Non è relativismo soggettivistico; al contrario, è consapevolezza di un divenire che rende il mondo delle cose inesauribile e dunque irriducibile a una conoscenza e a un linguaggio che lo insegue senza mai raggiungerlo definitivamente.

Ma il leitmotiv di Metafisica concreta è il rapporto fra filosofia e scienza. Cacciari discute Vico, Kant, Schelling, Hegel, Marx, Husserl e Heidegger, Croce e Gentile. Lontano dal riduzionismo positivistico che voleva adeguare la filosofia all’epistemologia scientifica fondata sull’esattezza, Cacciari si collega allo storicismo ma non secondo quel criterio secondo cui il metodo delle scienze storico-sociali si separa da quello delle scienze naturali, bensì in una visione che collega (si sarebbe detto un tempo, dialetticamente) la filosofia attraverso una riconsiderazione della metafisica come una epistemologia legata all’immaginazione inseparabile dal sapere scientifico. La metafisica non ha il suo esito, ma anche la sua fine, nella tecnica, come vuole Heidegger. Cacciari propone un’idea di metafisica che si trova all’interno dell’epistemologia scientifica, che ne è parte essenziale e che determina l’inesauribilità del rapporto tra conoscenza e mondo basato sul divenire. Il mutare delle cose richiama l’Impossibile che è l’eterno, che è lì appunto come impossibile, ma è. E tra filosofia come conoscenza rigorosa dell’Impossibile e scienza come conoscenza rigorosa del Possibile assume un ruolo la Politica.

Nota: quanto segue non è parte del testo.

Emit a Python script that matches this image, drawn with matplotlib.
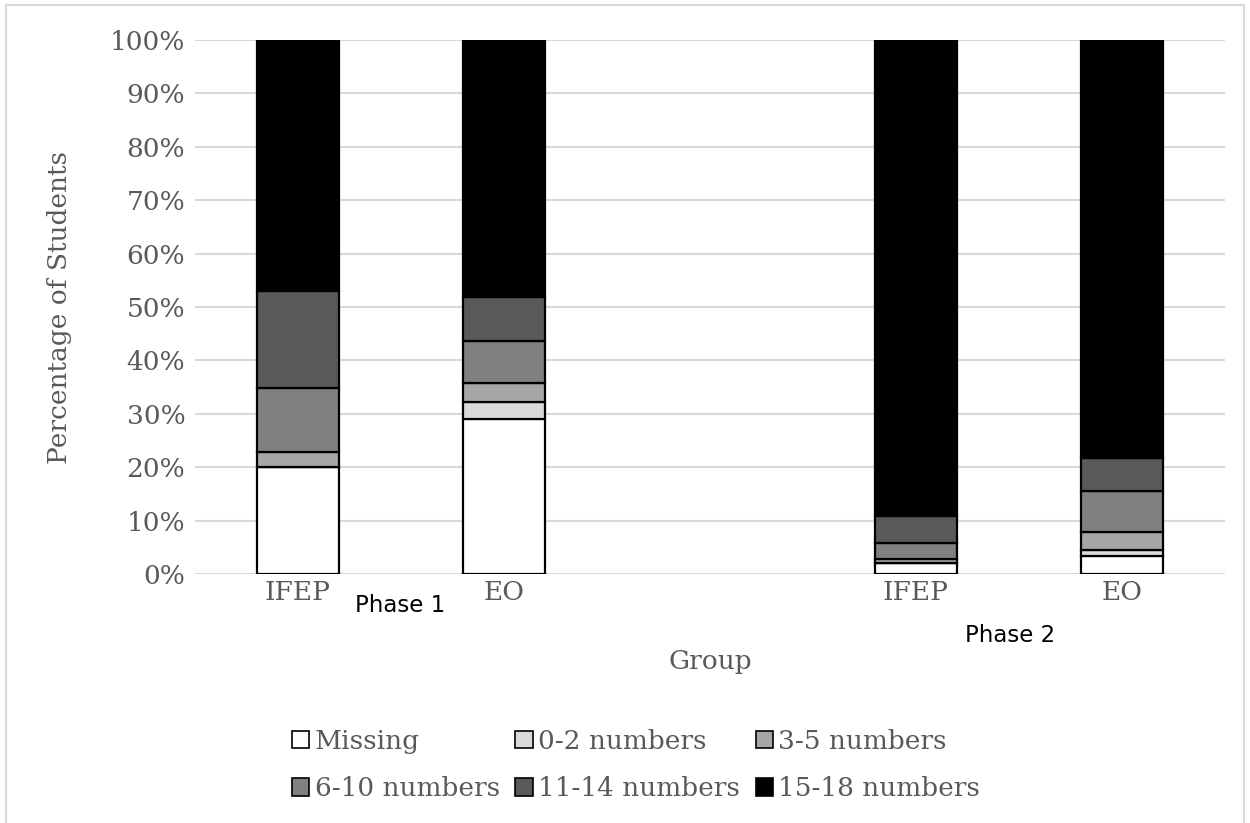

SE SI MANTENESSE la dicotomia platonica tra eterno e mutamento come qualcosa da unire nella distinzione, come rapporto tra Impossibile e Possibile, allora forse la stessa Politica potrebbe tornare a essere quel rapporto tra realismo, potere e immaginazione (utopica) che ha contrassegnato la grande Metafisica Occidentale. Il punto di riferimento fondamentale è qui Florenskij (e dunque Platone) e il suo richiamo alla vita e alla socialità, espresso con la dialettica Uno-Molti, il grande tema dei Presocratici e di Platone. Non usciamo da lì. Riscoprire questa sorta di eterno ritorno dell’Impossibile è una condizione di meraviglia del fare filosofia. Merito di Cacciari, fra gli altri, è di avercelo ricordato.